A number of midrashic sources (Soferim 21:9; Pirkei Rabbi Eliezer 38) preserve a fascinating tradition about Asenath, Joseph’s ostensibly Egyptian bride. They assert that she had been adopted and raised by Potiphera, though actually she had been born to Dinah, daughter of Jacob. Joseph married not merely the daughter of an Egyptian priest, but a granddaughter of Jacob, a party to the chosen, covenantal line. Furthermore, it should be noted, marriage to one’s own niece (especially a sororal niece) is treated in rabbinic literature as a particularly desirable and reliably loving match (Yevamot 62b-63a).

How did Joseph find his Israelite bride among all the Egyptian aristocracy?  The midrash explains that Jacob had lovingly presented Asenath with a gift: a gold amulet bearing the Tetragrammaton — the ineffable, holy, four-letter Name of God — which she wore around her neck without fail. When Pharaoh offered the newly ascendant Joseph his choice of Egyptian brides, Joseph saw God’s name inscribed on Asenath’s necklace and understood that Providence had sent her to her aristocratic, adoptive family “for just such an occasion” (compare Esther 4:15).

Thanks to Jacob’s prescient and sensitive gift, a grateful Joseph realized that his marriage to Asenath was God’s will.  Asenath went on to become the mother of Ephraim and Manasseh, and is thus to be counted together with Rachel, Leah, Bilhah, and Zilpah as among the progenitresses of the 12 tribes.

This coming Tuesday, December 31, will be celebrated by many as New Year’s Eve. This year, however, Jewish tradition beckons us to mark that day, Rosh Chodesh Tevet, as Chag Ha-Banot, a sacred opportunity to reflect on the profound blessing that all the daughters in our lives represent. In the spirit of the midrash, our celebration of Chag Ha-Banot recalls Jacob’s loving, impactful, and fateful gift to his daughter’s daughter, Asenath.

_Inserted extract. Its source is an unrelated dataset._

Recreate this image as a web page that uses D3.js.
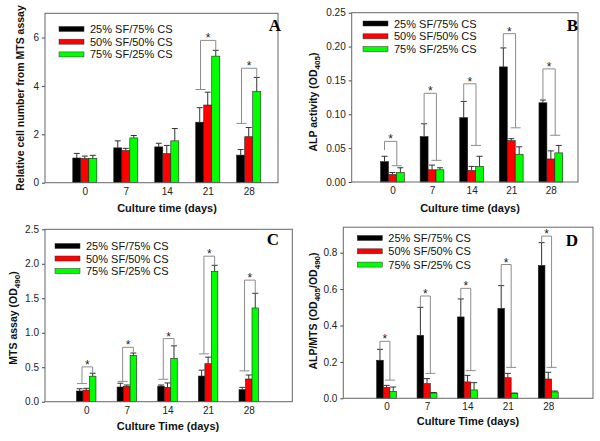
<!DOCTYPE html>
<html>
<head>
<meta charset="utf-8">
<script src="https://cdn.jsdelivr.net/npm/d3@7"></script>
<style>
  body { margin: 0; background: #fff; }
  svg { display: block; font-family: "Liberation Sans", Arial, sans-serif; }
</style>
</head>
<body>
<script>
// culture days and the three scaffold groups
var days = [0, 7, 14, 21, 28];
var seriesNames = ["25% SF/75% CS", "50% SF/50% CS", "75% SF/25% CS"];
var seriesColors = ["#000000", "#ff0000", "#00ff00"];

// A - relative cell number (mean, and top of the error bar)
var cellBlack = [1.02, 1.44, 1.48, 2.50, 1.14];
var cellBlackErr = [1.21, 1.73, 1.63, 3.10, 1.37];
var cellRed = [1.00, 1.33, 1.20, 3.21, 1.90];
var cellRedErr = [1.10, 1.42, 1.54, 3.74, 2.28];
var cellGreen = [1.01, 1.85, 1.73, 5.23, 3.77];
var cellGreenErr = [1.13, 1.95, 2.24, 5.47, 4.35];
var cellSigDays = [21, 28];
var cellSigTop = [5.88, 4.73];
var cellSigLeft = [3.85, 2.45];
var cellSigRight = [5.47, 4.35];

// B - ALP activity
var alpBlack = [0.030, 0.067, 0.095, 0.170, 0.117];
var alpBlackErr = [0.038, 0.086, 0.119, 0.198, 0.121];
var alpRed = [0.011, 0.018, 0.017, 0.061, 0.034];
var alpRedErr = [0.014, 0.025, 0.023, 0.064, 0.046];
var alpGreen = [0.014, 0.018, 0.023, 0.041, 0.043];
var alpGreenErr = [0.021, 0.021, 0.038, 0.052, 0.054];
var alpSigDays = [0, 7, 14, 21, 28];
var alpSigTop = [0.060, 0.131, 0.145, 0.219, 0.167];
var alpSigLeft = [0.047, 0.086, 0.119, 0.198, 0.121];
var alpSigRight = [0.024, 0.032, 0.054, 0.080, 0.069];

// C - MTS assay
var mtsBlack = [0.155, 0.213, 0.225, 0.372, 0.175];
var mtsBlackErr = [0.188, 0.268, 0.242, 0.457, 0.208];
var mtsRed = [0.168, 0.223, 0.208, 0.551, 0.329];
var mtsRedErr = [0.194, 0.242, 0.272, 0.646, 0.387];
var mtsGreen = [0.370, 0.672, 0.627, 1.890, 1.359];
var mtsGreenErr = [0.413, 0.706, 0.810, 1.978, 1.572];
var mtsSigDays = [0, 7, 14, 21, 28];
var mtsSigTop = [0.505, 0.789, 0.915, 2.110, 1.763];
var mtsSigLeft = [0.263, 0.295, 0.325, 0.693, 0.447];
var mtsSigRight = [0.413, 0.706, 0.810, 1.978, 1.572];

// D - ALP/MTS ratio
var ratioBlack = [0.209, 0.346, 0.447, 0.494, 0.730];
var ratioBlackErr = [0.269, 0.500, 0.546, 0.619, 0.855];
var ratioRed = [0.060, 0.081, 0.090, 0.113, 0.106];
var ratioRedErr = [0.071, 0.108, 0.126, 0.137, 0.143];
var ratioGreen = [0.038, 0.029, 0.046, 0.026, 0.035];
var ratioGreenErr = [0.062, 0.032, 0.086, 0.029, 0.040];
var ratioSigDays = [0, 7, 14, 21, 28];
var ratioSigTop = [0.313, 0.562, 0.604, 0.735, 0.891];
var ratioSigLeft = [0.269, 0.500, 0.546, 0.619, 0.855];
var ratioSigRight = [0.100, 0.137, 0.152, 0.170, 0.170];

var svg = d3.select("body").append("svg")
  .attr("width", 600)
  .attr("height", 441);

svg.append("rect").attr("width", 600).attr("height", 441).attr("fill", "#fff");

function drawPanel(p) {
  var x = d3.scaleLinear().domain(p.xDomain).range([p.left, p.right]);
  var y = d3.scaleLinear().domain(p.yDomain).range([p.bottom, p.top]);
  var bw = x(p.barDays) - x(0);
  var g = svg.append("g");

  // y axis ticks
  var yAxis = g.append("g")
    .attr("transform", "translate(" + p.left + ",0)")
    .call(d3.axisLeft(y).tickValues(p.ticks).tickFormat(d3.format(p.fmt)).tickSize(3).tickPadding(3));
  yAxis.select(".domain").remove();
  yAxis.selectAll("line").attr("stroke", "#444");
  yAxis.selectAll("text").attr("font-size", 10).attr("fill", "#222")
    .attr("font-family", "Liberation Sans, Arial, sans-serif");

  // x tick labels
  var xAxis = g.append("g")
    .attr("transform", "translate(0," + p.bottom + ")")
    .call(d3.axisBottom(x).tickValues(days).tickSize(0).tickPadding(5));
  xAxis.select(".domain").remove();
  xAxis.selectAll("text").attr("font-size", 10).attr("fill", "#222")
    .attr("font-family", "Liberation Sans, Arial, sans-serif");

  // bars and error bars
  p.means.forEach(function(vals, s) {
    var errs = p.errs[s];
    days.forEach(function(d, i) {
      var bx = x(d) - 1.5 * bw + s * bw;
      g.append("rect")
        .attr("x", bx)
        .attr("y", y(vals[i]))
        .attr("width", bw)
        .attr("height", y(0) - y(vals[i]))
        .attr("fill", seriesColors[s])
        .attr("stroke", "#222")
        .attr("stroke-width", 0.6);
      var cx = bx + bw / 2;
      g.append("line")
        .attr("x1", cx).attr("x2", cx)
        .attr("y1", y(vals[i])).attr("y2", y(errs[i]))
        .attr("stroke", "#333").attr("stroke-width", 1);
      g.append("line")
        .attr("x1", cx - 3).attr("x2", cx + 3)
        .attr("y1", y(errs[i])).attr("y2", y(errs[i]))
        .attr("stroke", "#333").attr("stroke-width", 1);
    });
  });

  // significance brackets
  p.sigDays.forEach(function(d, i) {
    var xl = x(d) - bw + p.legShift[0] * bw;
    var xr = x(d) + bw + p.legShift[1] * bw;
    var yt = y(p.sigTop[i]);
    var yl = y(p.sigLeft[i]);
    var yr = y(p.sigRight[i]);
    g.append("path")
      .attr("d", "M" + xl + "," + yl + "V" + yt + "H" + xr + "V" + yr)
      .attr("fill", "none")
      .attr("stroke", "#8c8c8c")
      .attr("stroke-width", 1);
    var capX = (yl > yr) ? xl : xr;
    var capY = Math.max(yl, yr);
    g.append("line")
      .attr("x1", capX - 5).attr("x2", capX + 5)
      .attr("y1", capY).attr("y2", capY)
      .attr("stroke", "#8c8c8c").attr("stroke-width", 1);
    g.append("text")
      .attr("x", (xl + xr) / 2)
      .attr("y", yt + 2)
      .attr("text-anchor", "middle")
      .attr("font-size", 12)
      .attr("fill", "#222")
      .text("*");
  });

  // plot frame
  g.append("rect")
    .attr("x", p.left).attr("y", p.top)
    .attr("width", p.right - p.left).attr("height", p.bottom - p.top)
    .attr("fill", "none").attr("stroke", "#666").attr("stroke-width", 1);

  // legend
  seriesNames.forEach(function(name, s) {
    var ly = p.legendY + s * p.legendStep;
    g.append("rect")
      .attr("x", p.legendX).attr("y", ly - 2.5)
      .attr("width", 25).attr("height", 5)
      .attr("fill", seriesColors[s])
      .attr("stroke", "#333").attr("stroke-width", 0.5);
    g.append("text")
      .attr("x", p.legendX + 31).attr("y", ly + 4)
      .attr("font-size", 11).attr("fill", "#111")
      .text(name);
  });

  // panel letter
  g.append("text")
    .attr("x", p.letterX).attr("y", p.letterY)
    .attr("text-anchor", "end")
    .attr("font-family", "Liberation Serif, Times New Roman, serif")
    .attr("font-weight", "bold")
    .attr("font-size", 17)
    .text(p.letter);

  // axis titles
  g.append("text")
    .attr("x", p.xLabelX).attr("y", p.xLabelY)
    .attr("text-anchor", "middle")
    .attr("font-weight", "bold")
    .attr("font-size", 11)
    .attr("fill", "#111")
    .text(p.xLabel);

  var yl = g.append("text")
    .attr("transform", "translate(" + p.yLabelX + "," + p.yLabelY + ") rotate(-90)")
    .attr("text-anchor", "middle")
    .attr("font-weight", "bold")
    .attr("font-size", 10.5)
    .attr("fill", "#111");
  p.yLabel.forEach(function(part) {
    if (part.sub) {
      yl.append("tspan").attr("font-size", 8).attr("dy", 2.5).text(part.t);
    } else {
      yl.append("tspan").attr("dy", part.after ? -2.5 : 0).text(part.t);
    }
  });
}

drawPanel({
  left: 45, right: 278, top: 13.3, bottom: 182.7,
  xDomain: [-6.8, 33], yDomain: [0, 7], barDays: 1.37,
  ticks: [0, 2, 4, 6], fmt: "d",
  means: [cellBlack, cellRed, cellGreen],
  errs: [cellBlackErr, cellRedErr, cellGreenErr],
  sigDays: cellSigDays, sigTop: cellSigTop, sigLeft: cellSigLeft, sigRight: cellSigRight,
  legShift: [0.1, 0],
  legendX: 59, legendY: 29, legendStep: 12.7,
  letter: "A", letterX: 281, letterY: 31,
  xLabel: "Culture time (days)", xLabelX: 167, xLabelY: 212,
  yLabel: [{t: "Relative cell number from MTS assay"}], yLabelX: 24, yLabelY: 98
});

drawPanel({
  left: 351.7, right: 578, top: 12.7, bottom: 182,
  xDomain: [-7.2, 32.8], yDomain: [0, 0.25], barDays: 1.4,
  ticks: [0, 0.05, 0.1, 0.15, 0.2, 0.25], fmt: ".2f",
  means: [alpBlack, alpRed, alpGreen],
  errs: [alpBlackErr, alpRedErr, alpGreenErr],
  sigDays: alpSigDays, sigTop: alpSigTop, sigLeft: alpSigLeft, sigRight: alpSigRight,
  legShift: [0, -0.45],
  legendX: 363, legendY: 23.5, legendStep: 12.8,
  letter: "B", letterX: 578, letterY: 31,
  xLabel: "Culture time (days)", xLabelX: 470, xLabelY: 212,
  yLabel: [{t: "ALP activity (OD"}, {t: "405", sub: true}, {t: ")", after: true}], yLabelX: 317, yLabelY: 102
});

drawPanel({
  left: 45, right: 292.3, top: 229.3, bottom: 401.7,
  xDomain: [-7.1, 35.5], yDomain: [0, 2.5], barDays: 1.12,
  ticks: [0, 0.5, 1, 1.5, 2, 2.5], fmt: ".1f",
  means: [mtsBlack, mtsRed, mtsGreen],
  errs: [mtsBlackErr, mtsRedErr, mtsGreenErr],
  sigDays: mtsSigDays, sigTop: mtsSigTop, sigLeft: mtsSigLeft, sigRight: mtsSigRight,
  legShift: [0.35, 0],
  legendX: 55, legendY: 246, legendStep: 12.5,
  letter: "C", letterX: 279, letterY: 245,
  xLabel: "Culture Time (days)", xLabelX: 168, xLabelY: 430,
  yLabel: [{t: "MTS assay (OD"}, {t: "490", sub: true}, {t: ")", after: true}], yLabelX: 17, yLabelY: 318
});

drawPanel({
  left: 343.3, right: 593, top: 227.2, bottom: 398.3,
  xDomain: [-7.5, 35.75], yDomain: [0, 0.94], barDays: 1.15,
  ticks: [0, 0.2, 0.4, 0.6, 0.8], fmt: ".1f",
  means: [ratioBlack, ratioRed, ratioGreen],
  errs: [ratioBlackErr, ratioRedErr, ratioGreenErr],
  sigDays: ratioSigDays, sigTop: ratioSigTop, sigLeft: ratioSigLeft, sigRight: ratioSigRight,
  legShift: [0, -0.5],
  legendX: 357.3, legendY: 238, legendStep: 13.3,
  letter: "D", letterX: 578, letterY: 245.5,
  xLabel: "Culture Time (days)", xLabelX: 468, xLabelY: 425,
  yLabel: [{t: "ALP/MTS (OD"}, {t: "405", sub: true}, {t: "/OD", after: true}, {t: "490", sub: true}, {t: ")", after: true}],
  yLabelX: 317, yLabelY: 311
});
</script>
</body>
</html>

May Parshat Miketz and Chag Ha-Banot thus remind us that the most precious gift we can bestow on our daughters — as on our sons — is a vivid sense of God’s presence, an intimate connection to God’s Name, and an unassailable faith that they are each an indispensable part of God’s plan.

As we begin 2025, may we strive for precisely that gold standard of spiritual clarity.